The state 5311 Grant will be applied for by Fremont, Gillette added, and the city bought three vans formerly used by the ENOA program to use once the Fremont program is up and running.

Nick Hansen, director of parks and recreation department for the City of Fremont, said there are few details of the program finalized as he and others at the city are still working on the project.

The likely cost of a ride will be between $3 and $5, Hansen noted, and the service has a tentative schedule not yet finalized of possibly 8:30 a.m. to 4 p.m., Monday through Friday. The ages eligible for riding the vans are 16 and older.

The Fremont program will have one full-time driver, one part-time driver and one transportation coordinator or scheduler, he explained. Those roles have yet to be filled and advertisements seeking applicants, he added, are expected to go online in the next week or so.

“We are working and trying to get it going. We don’t give a (start) date, because then everyone expects it at that time. Our goal is to try to get rides available by August,” Hansen said.

Hansen said the geographic is initially set by Fremont is within the city limits and then 2 miles from the edge of the city’s borders.

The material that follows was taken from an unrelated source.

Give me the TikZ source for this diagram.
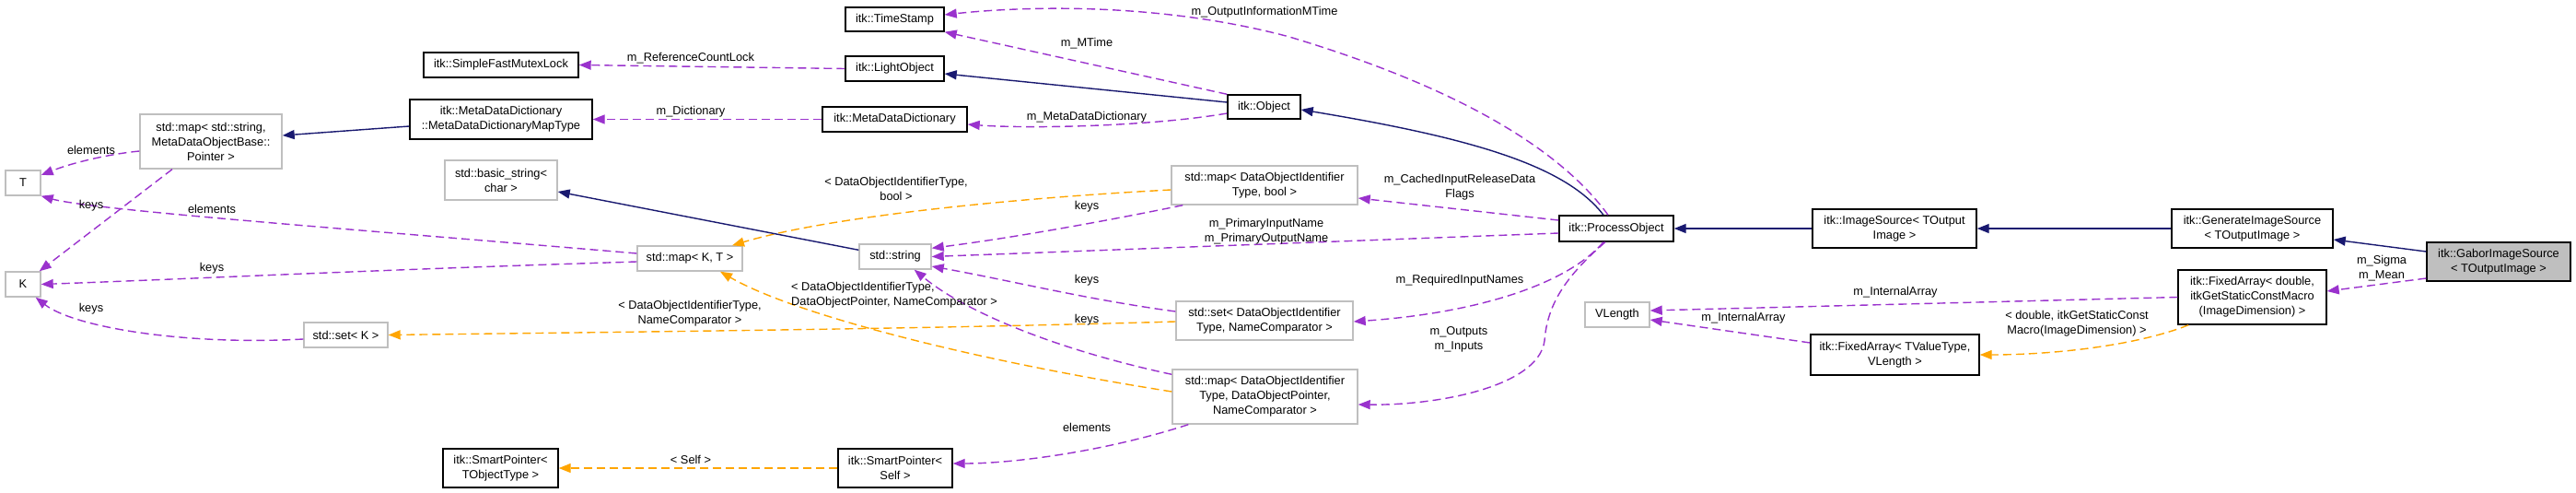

The service will not transport riders outside of that boundary.

During the June 13 meeting of the Fremont City Council, the council voted 7-0 to approve and also waive final reading of an ordinance creating the new positions and setting the base pay at $13.50 an hour for the full-time driver and $14 an hour for the transportation coordinator/schedule staffer.

Fremont City Administrator Jody Sanders told the council members present — Ward 4 Council Member Sally Ganem was absent — that 90% of the salaries and pay for the three transportation staff members would be funded by the state 5311 grant.

Sanders also said the city is new to the transportation service, and the service will be developed and tweaked as more information is gleaned from ridership data and other information.

“We really don’t know what the volume will be. We could get slammed,” she said. “We are purchasing three vans. The importance of passing all three readings (on June 13) is so that those (employee details) are in place and we can get these (jobs) posted and folks hired before July 1.”